Say we plot the histogram of alpha_w1
draws and alpha_w2
draws.
The idea is as follows:
if the first histogram has generally a larger magnitude than the second one, then the first feature contributes more to explaining increased electricity access than the second one.
This is unfortunately not completely true, since the beta_w1, beta_w2
coefficients must also be observed.
The following would be a decent approach to understanding which feature best explains the target (percentage of people with electricity):
take the model with a single feature and obtain the posterior draws using N different features. Observe the average log posterior.
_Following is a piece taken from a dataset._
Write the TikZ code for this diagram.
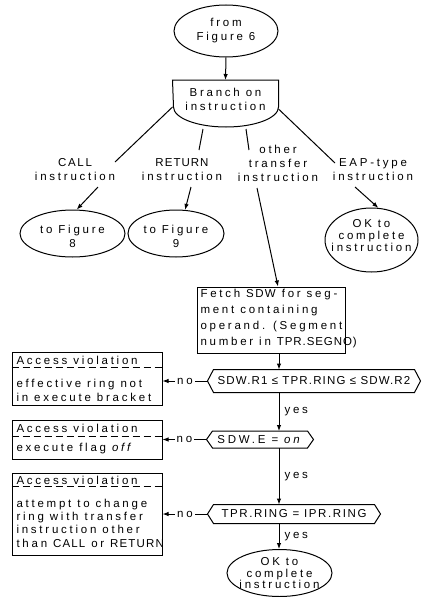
\documentclass[tikz,border=0pt]{standalone}
\usepackage{fontspec}
\setmainfont{Liberation Sans}[LetterSpace=24]
\usetikzlibrary{arrows.meta,shapes.geometric}
\newcommand\hexframe[2]{\draw (#1.west) -- ([xshift=#2]#1.north west) -- ([xshift=-#2]#1.north east) -- (#1.east) -- ([xshift=-#2]#1.south east) -- ([xshift=#2]#1.south west) -- cycle;}
\newcommand\lsp[2]{{\addfontfeature{LetterSpace=#1}#2}}
\begin{document}
\begin{tikzpicture}[x=1pt,y=-1pt,line width=1pt,
  every node/.style={inner sep=0pt,font=\fontsize{11.5}{14}\selectfont},
  lbl/.style={align=center},
  ell/.style={ellipse,draw},
  box/.style={rectangle,draw},
  arr/.style={-{Latex[length=6pt,width=4.5pt]}},
  sep/.style={dash pattern=on 7pt off 4pt,line width=0.8pt},
  hx/.style={rectangle,align=center},
  txl/.style={align=left,anchor=west},
  nolbl/.style={fill=white,inner xsep=2pt},
  yeslbl/.style={right=5pt},
]
\useasboundingbox (0,0) rectangle (421,597);
\fill[white] (0,0) rectangle (421,597);
\coordinate (spine) at (279,0);

% top
\node[ell,minimum width=104,minimum height=52] (from) at (226,31) {};
\node[lbl] (fromt) at (from) {from\\Figure 6};
\node[minimum width=105,minimum height=46,anchor=north] (br) at (225.5,80) {};
\draw (br.north west) -- (br.north east) -- ([yshift=20pt]br.south east) arc[start angle=0,end angle=180,x radius=52.5,y radius=20] -- cycle;
\node[lbl] (brt) at (225.5,99.5) {Branch on\\instruction};
\draw[arr] (from.south) -- (br.north);

% branch labels
\node[lbl] (call) at (75,170) {\lsp{15}{CALL}\\instruction};
\node[lbl] (ret) at (182,170) {\lsp{9}{RETURN}\\instruction};
\node[lbl] (oth) at (278,163.5) {other\\transfer\\instruction};
\node[lbl] (eap) at (373,170) {EAP-type\\instruction};

\draw ([yshift=20pt]br.south west) -- ([xshift=40pt,yshift=8pt]call.center);
\draw ([xshift=-22.5pt,yshift=-2pt]br.south) -- ([xshift=17pt,yshift=20pt]ret.center);
\draw ([xshift=20.5pt,yshift=-2pt]br.south) -- ([xshift=-29pt,yshift=13.5pt]oth.center);
\draw ([yshift=18pt]br.south east) -- ([xshift=-38pt,yshift=7pt]eap.center);

% targets
\node[ell,minimum width=105,minimum height=47] (f8) at (72.5,233.5) {};
\node[lbl] (f8t) at (72.5,236) {to Figure\\8};
\node[ell,minimum width=96,minimum height=47] (f9) at (176,233.5) {};
\node[lbl] (f9t) at (176,236) {to Figure\\9};
\node[ell,minimum width=93,minimum height=64] (ok1) at (371.5,240) {};
\node[lbl,font=\fontsize{11.5}{12}\selectfont] (ok1t) at (371.5,235.5) {OK to\\complete\\instruction};

\draw[arr] ([xshift=23pt,yshift=-17pt]call.center) -- (f8.80);
\draw[arr] ([xshift=9pt,yshift=-17pt]ret.center) -- (f9.69);
\draw[arr] ([xshift=-18pt,yshift=-17pt]eap.center) -- (ok1.78);

% fetch
\node[box,minimum width=148,minimum height=66] (fetch) at (271,320) {};
\node[txl,font=\fontsize{11.5}{16}\selectfont] (fetcht) at (200,319) {Fetch \lsp{12}{SDW} for seg-\\ment containing\\operand. (Segment\\number in \lsp{8}{TPR.SEGNO)}};
\draw[arr] ([xshift=-21pt,yshift=-24.5pt]oth.center) -- ([xshift=7pt]fetch.north);

% decisions
\node[hx,minimum width=212,minimum height=22] (d1) at (314,381) {\lsp{10}{SDW.R1 ≤ TPR.RING ≤ SDW.R2}};
\hexframe{d1}{6}
\node[hx,minimum width=106,minimum height=16] (d2) at (260,439.5) {SDW.E = \textit{on}};
\hexframe{d2}{6}
\node[hx,minimum width=172,minimum height=18] (d3) at (294,514) {\lsp{14}{TPR.RING = IPR.RING}};
\hexframe{d3}{6}
\node[ell,minimum width=105,minimum height=47] (end) at (279.5,573) {};
\node[lbl,font=\fontsize{11.5}{11.5}\selectfont] (endt) at (279.5,573.5) {OK to\\complete\\instruction};

\draw[arr] (spine |- fetch.south) -- (spine |- d1.north);
\draw[arr] (spine |- d1.south) -- node[yeslbl]{yes} (spine |- d2.north);
\draw[arr] (spine |- d2.south) -- node[yeslbl]{yes} (spine |- d3.north);
\draw[arr] (spine |- d3.south) -- node[yeslbl]{yes} (spine |- end.north);

% access violation boxes
\node[box,minimum width=150,minimum height=53] (av1) at (87,378.5) {};
\draw[sep] ([yshift=-16pt]av1.north west) -- ([yshift=-16pt]av1.north east);
\node[txl] (av1t) at (16,360) {Access violation};
\node[txl] (av1b) at (16,390) {effective ring not\\in execute bracket};

\node[box,minimum width=150,minimum height=39] (av2) at (87,439.5) {};
\draw[sep] ([yshift=-17pt]av2.north west) -- ([yshift=-17pt]av2.north east);
\node[txl] (av2t) at (16,428) {Access violation};
\node[txl] (av2b) at (16,449) {execute flag \textit{off}};

\node[box,minimum width=150,minimum height=82] (av3) at (87,514) {};
\draw[sep] ([yshift=-14pt]av3.north west) -- ([yshift=-14pt]av3.north east);
\node[txl] (av3t) at (16,480) {Access violation};
\node[txl,font=\fontsize{11.5}{13.4}\selectfont] (av3b) at (16,523) {attempt to change\\ring with transfer\\instruction other\\than \lsp{10}{CALL} or \lsp{10}{RETURN}};

\draw[arr] (d1.west) -- node[nolbl]{no} (d1.west -| av1.east);
\draw[arr] (d2.west) -- node[nolbl]{no} (d2.west -| av2.east);
\draw[arr] (d3.west) -- node[nolbl]{no} (d3.west -| av3.east);
\end{tikzpicture}
\end{document}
The model-feature combination with the highest log posterior value corresponds to the feature that best explains the data.
This will also be apparent from plots of the inferred features - poor models will at best infer something close to the prior (upward trend or downward trend).
The following would be a decent approach to understanding which feature most positively affects the target (as the feature increases, so does the target):
write the likelihood as a normal distribution whose mean is a linear function of the features and the target at the previous step. Fix the standard deviation to a learnable constant.
Run the model with all features combined. Observe the histograms of linear function coefficients. The more positive the coefficient, the more its feature and the target are positively correlated.
The more negative, the more negatively they are correlated.
This model assumes the target at a given time is taken from a normal distribution. A hack to achieve this is to possibly standardize the target before sending it to the Stan model.
It might be possible to understand this feature-target connection with the beta model as well.